If you had a choice between taking 2 mojo's with you in the morning or 1 vortex(2 ducks spinning in a circle on a pole). What would you take?


----------



## theduckrancher (Sep 22, 2005)

Do to the success of using motion decoys I would say the vortex and the mojos


----------



## Chris Schulz (Sep 7, 2004)

Two mojo's


----------



## quackattack (Sep 27, 2003)

Definitely 2 mojos, Vortex's are a joke.


----------



## oklahomawatrfwlr (Jan 31, 2005)

Vortex by FAR!! Ducks are getting aware of mojos and the vortex actually looks like ducks circling a spread. Brings the ducks in so close and works amazing! I had the priveledge of hunting with one last year and would love to do it again.


----------



## Goose Huntin' Machine (May 8, 2005)

I only got to use my vortex one time last year when I was with my dad and it was amazing. The sprig were ALL OVER that thing! I made my own, so it was fairly inexpensive; the only reason I did not use it more often was because it is a pain in the *** to lug all my crap out there in addition to a car battery for the damned thing!

Jeff Given


----------



## win4win (Sep 8, 2003)

If I can drive into a field I might try the vortex again. Otherwise I would try to go lighter.


----------



## diver_sniper (Sep 6, 2004)

please, i beg not to be attacked for saying this, just my opinion. but personally i prefer to leave anything that takes batteries with the exception of a flash light at home. flags dont just work on gese ya know, you can get creative if you want to with a duck type flag or anything you can come up with the look like a landing duck. i just get more satisfaction out of doing something with my own two hands than a decoy on a post run by a battery doing it for me, i feel that technology and hunting are getting almost scary advanced together, and its moving quick, and changeing the sport. but to each his own.


----------



## djleye (Nov 14, 2002)

Definately NOT the Vortex!!!!!!!!!!! :eyeroll: :eyeroll: :eyeroll:


----------



## ChrisP (Jun 18, 2002)

My preference would be TWO vortex and at least FOUR additional spinners. Never can have too much motion in a spread.

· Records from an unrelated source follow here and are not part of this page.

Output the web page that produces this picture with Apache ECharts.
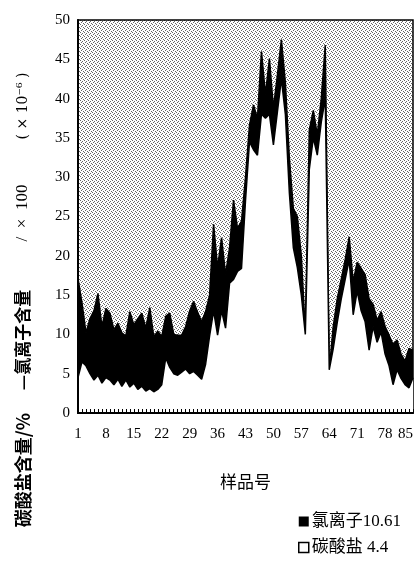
<!DOCTYPE html>
<html>
<head>
<meta charset="utf-8">
<script src="https://cdn.jsdelivr.net/npm/echarts@6/dist/echarts.min.js"></script>
<style>html,body{margin:0;padding:0;background:#fff}#c{width:416px;height:569px}</style>
</head>
<body>
<div id="c"></div>
<script>
var categories = [1,2,3,4,5,6,7,8,9,10,11,12,13,14,15,16,17,18,19,20,21,22,23,24,25,26,27,28,29,30,31,32,33,34,35,36,37,38,39,40,41,42,43,44,45,46,47,48,49,50,51,52,53,54,55,56,57,58,59,60,61,62,63,64,65,66,67,68,69,70,71,72,73,74,75,76,77,78,79,80,81,82,83,84,85];
var chloride = [17.1,14,10.2,12,13,15.2,11,13.3,12.7,10.6,11.4,10.2,9.8,12.9,11.2,12.0,12.7,10.8,13.4,9.7,10.4,9.7,12.3,12.7,10.0,9.9,9.9,11,13,14.2,12.8,11.6,12.9,15,24,18.5,22.3,17.6,21,27.1,23.5,24.4,30,36.6,39.2,37.5,46,40.5,45.1,38.8,43,47.5,42,32.4,26,25,20,10.3,36,38.5,35.4,40,46.8,5.5,11,14.5,17,19.5,22.4,16.7,19.2,18.4,17.6,14.5,13.8,11.8,12.9,11,9.9,8.7,9.3,7.5,6.6,8.2,8];
var carbonate = [4.5,6.5,6,5,4.2,4.8,3.8,4.5,4.2,3.6,4.3,3.4,4.2,3.3,3.8,3.0,3.4,2.8,3.1,2.7,3.0,3.6,7.0,5.8,5.0,4.8,5.2,5.6,5.0,5.3,4.8,4.3,6.2,9.8,13,9.9,13,10.8,16.5,17,18,18.4,27,34.5,33.5,32.8,38,37.5,38,34.1,38.3,42.5,38,28,21,18.5,15,10,31,35,32.8,37,40,5.5,8.2,11.5,14.5,17,19.5,12.5,15.5,13,11.6,8,11,9,10.3,7.5,6,3.6,5.5,4.4,3.6,3.2,4.5];
var seriesNames = ['氯离子', '碳酸盐'];
var legendValues = ['10.61', ' 4.4'];
var yTicks = {min: 0, max: 50, interval: 5};

var pc = document.createElement('canvas');
pc.width = 4; pc.height = 4;
var g = pc.getContext('2d');
g.fillStyle = '#fff'; g.fillRect(0,0,4,4);
g.fillStyle = 'rgba(0,0,0,0.6)';
g.fillRect(0,0,1,1); g.fillRect(2,1,1,1); g.fillRect(1,2,1,1); g.fillRect(3,3,1,1);

var serif = "'Liberation Serif', 'DejaVu Serif', serif";
var cjk = "'Noto Sans CJK SC', sans-serif";

var chart = echarts.init(document.getElementById('c'), null, {renderer: 'canvas'});
chart.setOption({
  animation: false,
  backgroundColor: '#fff',
  grid: {left: 78, right: 3, top: 20, bottom: 156, show: true,
    backgroundColor: {image: pc, repeat: 'repeat'}, borderColor: '#000', borderWidth: 1.5},
  legend: {
    orient: 'vertical', left: 298, top: 513, padding: 0, itemGap: 9, itemWidth: 10, itemHeight: 10,
    height: 56,
    data: [
      {name: seriesNames[0], icon: 'rect', itemStyle: {color: '#000', borderWidth: 0}},
      {name: seriesNames[1], icon: 'rect', itemStyle: {color: '#fff', borderColor: '#000', borderWidth: 1.5}}
    ],
    formatter: function (n) { return n + legendValues[seriesNames.indexOf(n)]; },
    textStyle: {fontFamily: "'Liberation Serif', 'Noto Sans CJK SC', serif", fontSize: 17, color: '#000', padding: [0,0,0,-2]}
  },
  xAxis: {
    type: 'category', data: categories, boundaryGap: false, z: 5,
    name: '样品号', nameLocation: 'middle', nameGap: 60,
    nameTextStyle: {fontFamily: cjk, fontSize: 17, color: '#000'},
    axisLine: {lineStyle: {color: '#000', width: 2}},
    axisTick: {inside: true, length: 4, interval: 0, lineStyle: {color: '#000', width: 1}},
    axisLabel: {interval: 6, margin: 14, fontFamily: serif, fontSize: 15, color: '#000', alignMaxLabel: 'right'},
    splitLine: {show: false}
  },
  yAxis: {
    type: 'value', min: yTicks.min, max: yTicks.max, interval: yTicks.interval, z: 5,
    axisLine: {show: true, lineStyle: {color: '#000', width: 2}},
    axisTick: {show: false},
    axisLabel: {margin: 8, fontFamily: serif, fontSize: 15, color: '#000'},
    splitLine: {show: false}
  },
  series: [
    {name: seriesNames[0], type: 'line', data: chloride, symbol: 'none', z: 2,
     lineStyle: {color: '#000', width: 1.5}, itemStyle: {color: '#000'},
     areaStyle: {color: '#000', opacity: 1}},
    {name: seriesNames[1], type: 'line', data: carbonate, symbol: 'none', z: 3,
     lineStyle: {color: '#000', width: 1.5}, itemStyle: {color: '#fff'},
     areaStyle: {color: '#fff', opacity: 1}}
  ],
  graphic: [
    {type: 'text', x: 23, y: 470, rotation: Math.PI / 2,
     style: {text: '碳酸盐含量/%', font: "bold 18px 'Noto Sans CJK SC'", fill: '#000', align: 'center', verticalAlign: 'middle'}},
    {type: 'text', x: 23, y: 340, rotation: Math.PI / 2,
     style: {text: '—氯离子含量', font: "bold 17px 'Noto Sans CJK SC'", fill: '#000', align: 'center', verticalAlign: 'middle'}},
    {type: 'text', x: 23, y: 213, rotation: Math.PI / 2,
     style: {text: '/  ×  100', font: "17px 'Liberation Serif'", fill: '#000', align: 'center', verticalAlign: 'middle'}},
    {type: 'text', x: 23, y: 106, rotation: Math.PI / 2,
     style: {text: '( × 10⁻⁶ )', font: "14px 'DejaVu Serif'", fill: '#000', align: 'center', verticalAlign: 'middle'}}
  ]
});
</script>
</body>
</html>
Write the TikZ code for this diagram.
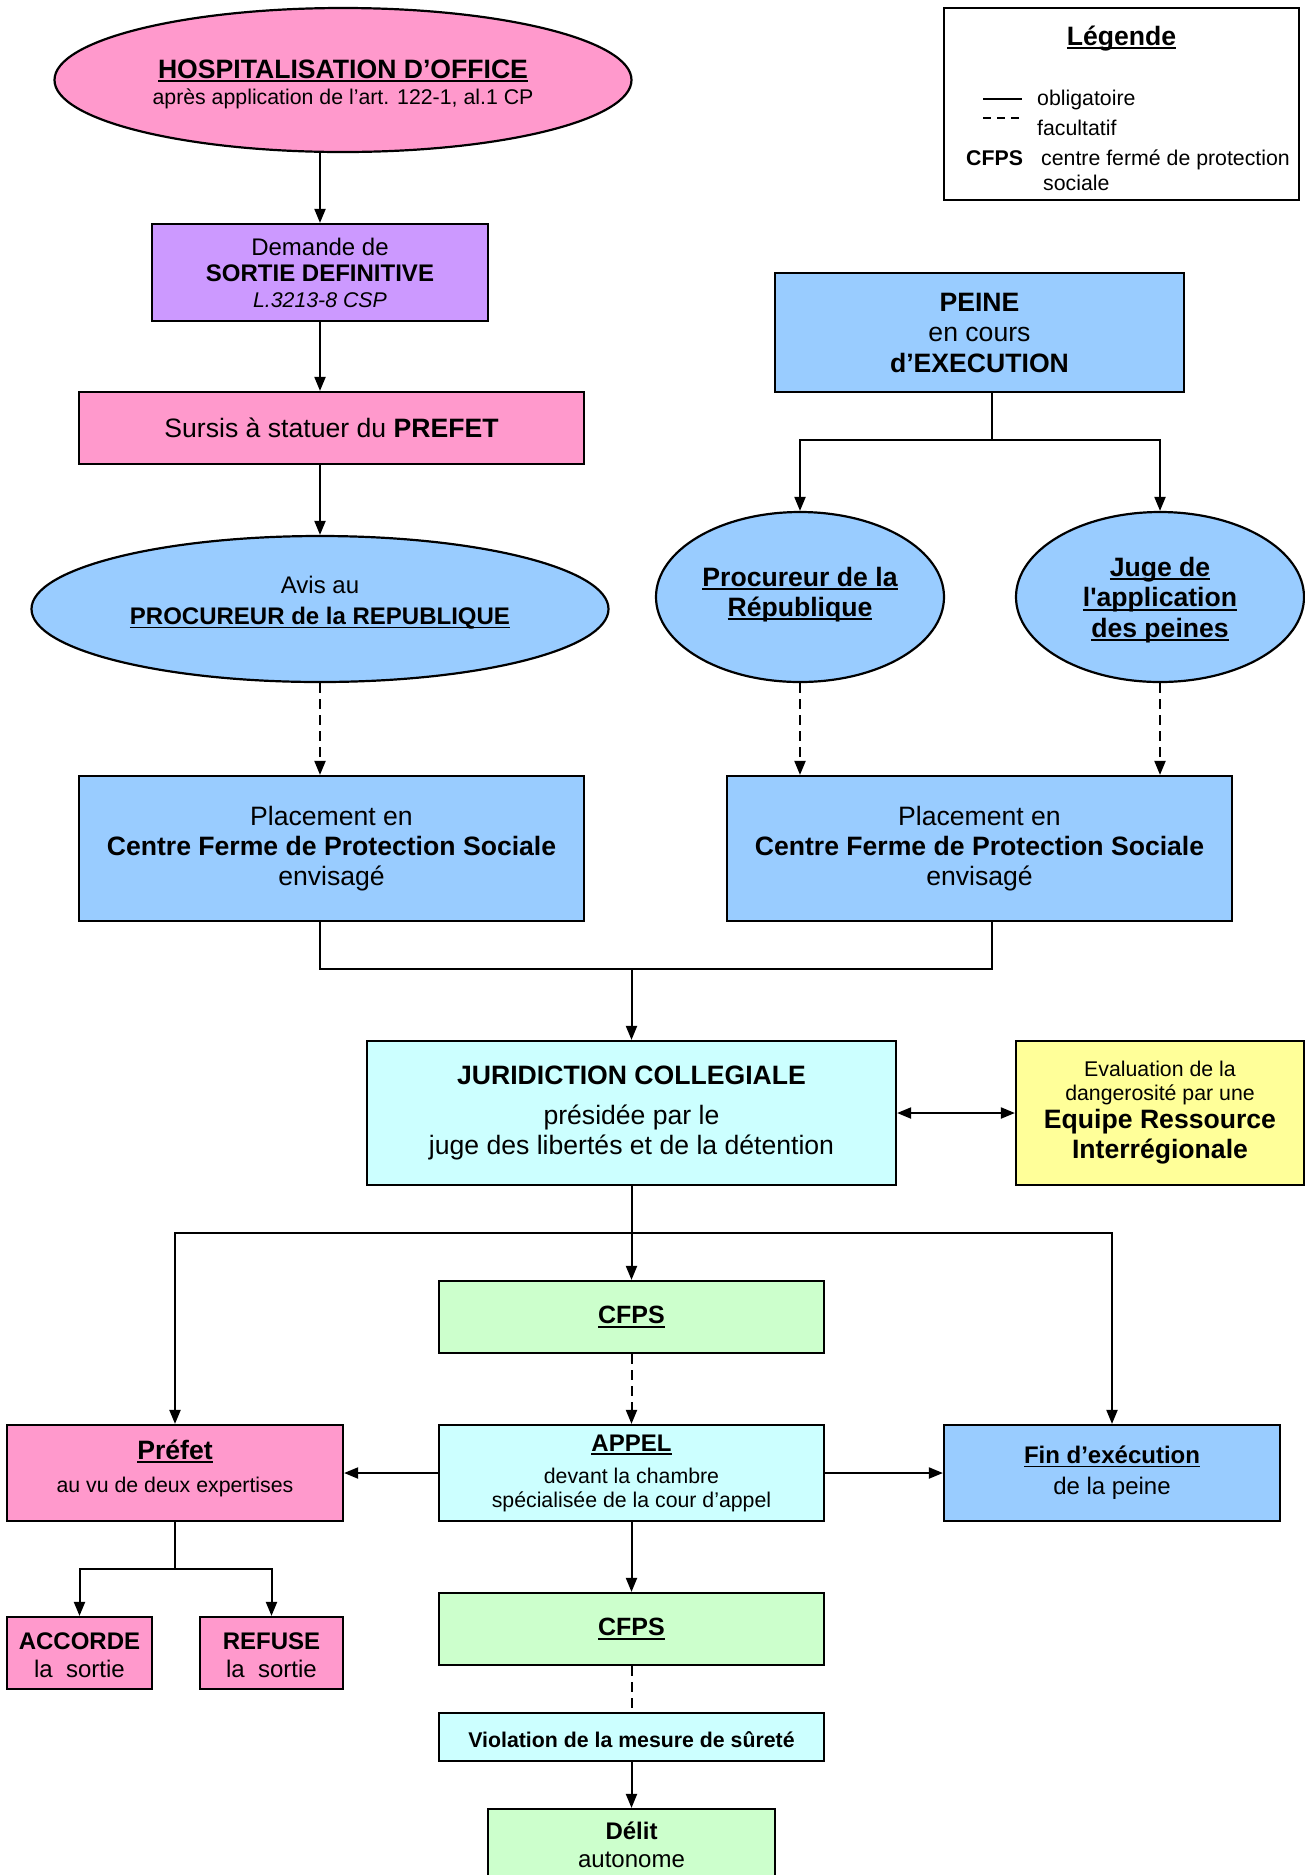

djleye - come on be fair, this year you already have two limits of ducks to thank the vortex for!


----------



## Field Hunter (Mar 4, 2002)

:beer: :beer: :beer: :beer:


----------



## djleye (Nov 14, 2002)

I would have been home a lot sooner with closer shots so Field Hunter and You wouldn't have to take out a second mortgage to pay off your Delta fines this year   !! We didn't have the Vortex on Sunday and had a lot closer shots at ducks that finished and even landed in the spread without it. I was only thinking of you hen slayers when I wanted the vortex taken down!!!! :wink:


----------



## Field Hunter (Mar 4, 2002)

I wasn't gong to say anything....but WHO shot all the hens yesterday....I'm pretty sure there was only one on Dan P and my side of the spread......look for the green bills.


----------



## jhegg (May 29, 2004)

OK guys, just how much money did you make for Delta over the weekend? I never made it out.


----------



## djleye (Nov 14, 2002)

I did not shoot any hens on Saturday, I did shoot two hens on Sunday. I guarantee that Field Hunter shot 2 each day. I have placed the $20.00 aside for my Delta Donation. I also expect all others to honor their committment also. Dean, Chris, Monte, and Dan P., please get your money to me soon so you can have a clear mind to hunt again next weekend!!!!! :wink: :lol:

Delta Boy, if the ducks don't "green up" soon, you should expect a sizeable contribution at the end of the season.


----------



## GooseBuster3 (Mar 1, 2002)

djleye said:


> I did not shoot any hens on Saturday, I did shoot two hens on Sunday. I guarantee that Field Hunter shot 2 each day. I have placed the $20.00 aside for my Delta Donation. I also expect all others to honor their committment also. Dean, Chris, Monte, and Dan P., please get your money to me soon so you can have a clear mind to hunt again next weekend!!!!! :wink: :lol:
> 
> Delta Boy, if the ducks don't "green up" soon, you should expect a sizeable contribution at the end of the season.


I didnt shoot one all weekend...HAHAHA


----------



## USSapper (Sep 26, 2005)

The Government sure picked a hell of a good weekend to have drill this past weekend-along with october( over teacher convention) and november(opener of deer) :sniper: :fiddle:


----------